7) The switch from hydrocarbon to renewable fuels must be accomplished on an application by application basis. Solar energy, by virtue of its low energy density, would appear most adoptable for heating of buildings, later for cooling, and still later for electrical generation.

8) Because of the low intensity of the sun's rays that must be intersected, relatively large collector areas must be utilized, and thus sizeable amounts of material must be used.

9) Due to the requirement for sizeable amounts of materials it may be that solar energy will never appear cost effective to the homeowner. Materials are produced, fabricated, and delivered using existing hydrocarbon energy sources. Thus, at a given time it may always be less expensive to pay the fuel bills than to buy the larger amount of fuel in the form of a solar collector.

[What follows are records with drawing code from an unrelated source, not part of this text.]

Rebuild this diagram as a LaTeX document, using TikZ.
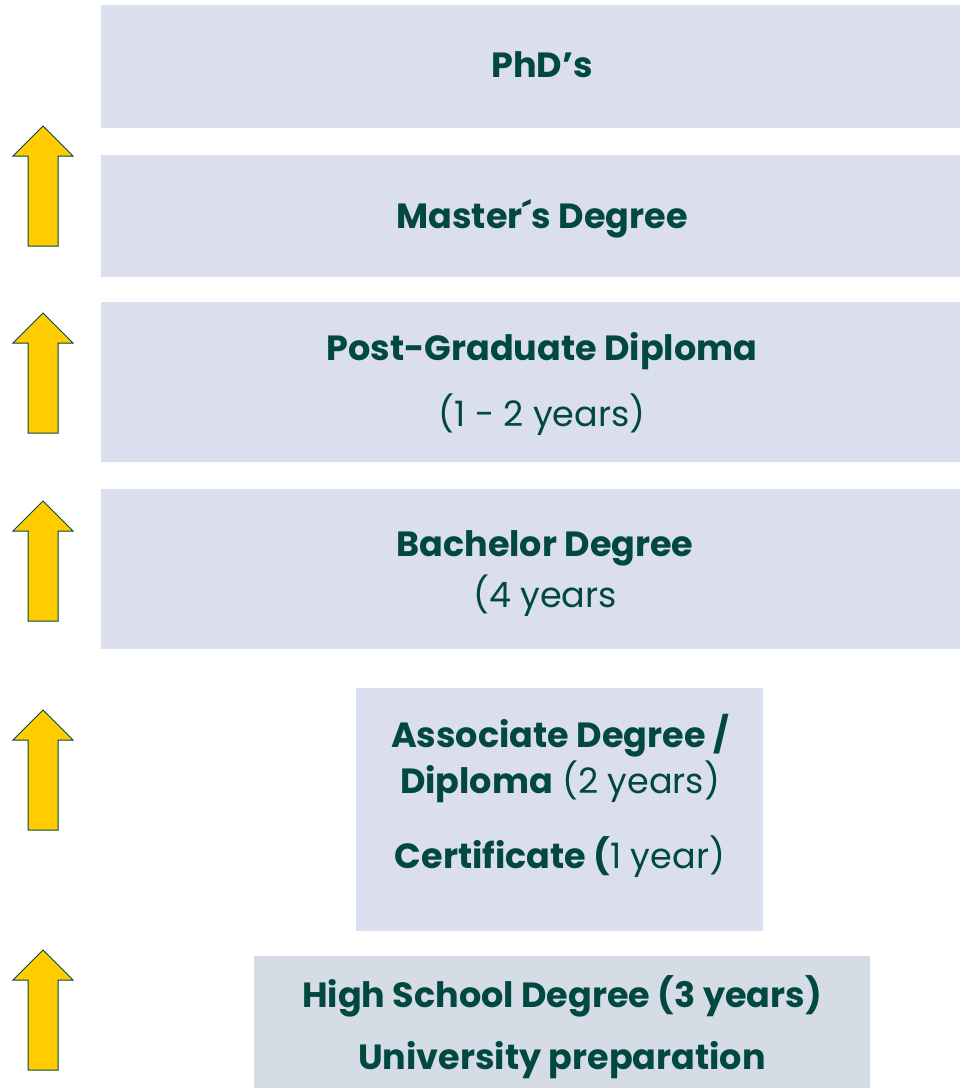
\documentclass[tikz,border=0pt]{standalone}
\usepackage{fontspec}
\setmainfont{Poppins}
\definecolor{boxfill}{RGB}{219,222,238}
\definecolor{hsfill}{RGB}{213,220,230}
\definecolor{txt}{RGB}{0,72,64}
\definecolor{gold}{RGB}{255,204,0}
\begin{document}
\begin{tikzpicture}[x=1pt,y=-1pt,
  levelbox/.style={fill=boxfill,draw=none,anchor=north west,inner sep=0pt},
  line/.style={text=txt,anchor=base,inner sep=0pt,font=\fontsize{35}{40}\selectfont},
  uparr/.pic={\draw[fill=gold,draw=txt,line width=1pt,line join=miter]
     (-15,0) -- (-15,-90) -- (-30,-90) -- (0,-120) -- (30,-90) -- (15,-90) -- (15,0) -- cycle;}]
\useasboundingbox (0,0) rectangle (960,1088);
% boxes
\node[levelbox,minimum width=859pt,minimum height=123pt] (phd) at (101,5) {};
\node[levelbox,minimum width=859pt,minimum height=122pt] (ms) at (101,155) {};
\node[levelbox,minimum width=859pt,minimum height=160pt] (pg) at (101,302) {};
\node[levelbox,minimum width=859pt,minimum height=160pt] (ba) at (101,489) {};
\node[levelbox,minimum width=407pt,minimum height=243pt] (as) at (356,688) {};
\node[levelbox,fill=hsfill,minimum width=616pt,minimum height=132pt] (hs) at (254,956) {};
% texts
\node[line] (t1) at (542,77) {\bfseries PhD’s};
\node[line] (t2) at (542,228) {\bfseries Master´s Degree};
\node[line] (t3) at (542,360) {\bfseries Post-Graduate Diploma};
\node[line] (t4) at (542,426) {(1 - 2 years)};
\node[line] (t5) at (545,556) {\bfseries Bachelor Degree};
\node[line] (t6) at (545,607) {(4 years};
\node[line] (t7) at (560,747) {\bfseries Associate Degree /};
\node[line] (t8) at (560,793) {\bfseries Diploma\mdseries{} (2 years)};
\node[line] (t9) at (560,868) {\bfseries Certificate (\mdseries 1 year)};
\node[line] (t10) at (562,1007) {\bfseries High School Degree (3 years)};
\node[line] (t11) at (562,1069) {\bfseries University preparation};
% arrows
\pic at (43,246) {uparr};
\pic at (43,433) {uparr};
\pic at (43,621) {uparr};
\pic at (43,830) {uparr};
\pic at (43,1070) {uparr};
\end{tikzpicture}
\end{document}
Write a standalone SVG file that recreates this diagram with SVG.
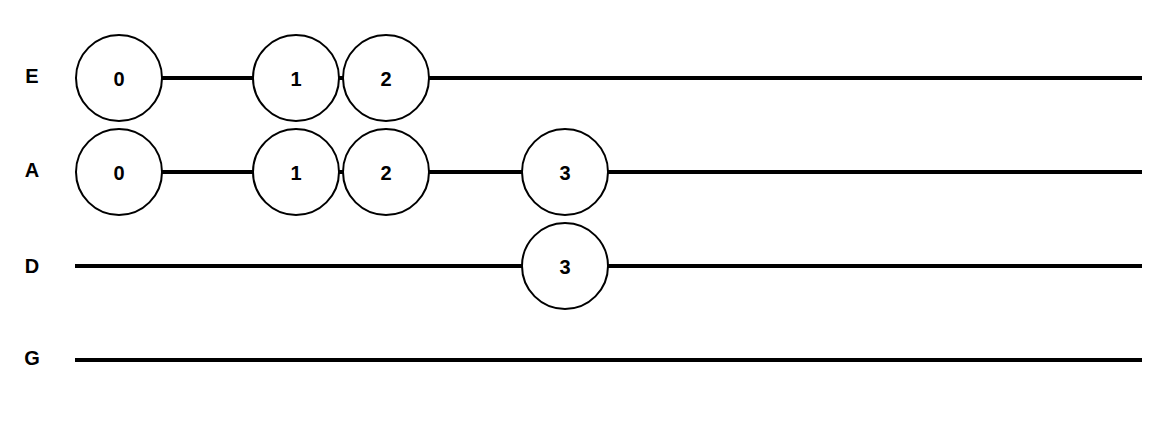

Therefore, adoption depends upon not the absolute cost of fuel, but upon the rate at which fuel costs are increasing and the energy pay-back time for the collector system. Indeed, it is probably a fallacy to say that the U. S. can switch to solar heating after it has burned up its hydrocarbon fuel resources. There may not be energy left to fabricate the collectors needed, thus a clear national policy must be followed--not simply individual decision. A positive policy for the adoption of solar energy utilization must be pursued at the national level in the same way that the U. S. made the national decision to expand westward and improve its transportation system.

10) The individual homeowner will make the decision to buy or not to buy on the primary basis of cost and the availability of savings or loan funds to pay for solar heating systems. Thus a low cost for the total package will be his prime interest, consistent with long life and low maintenance costs.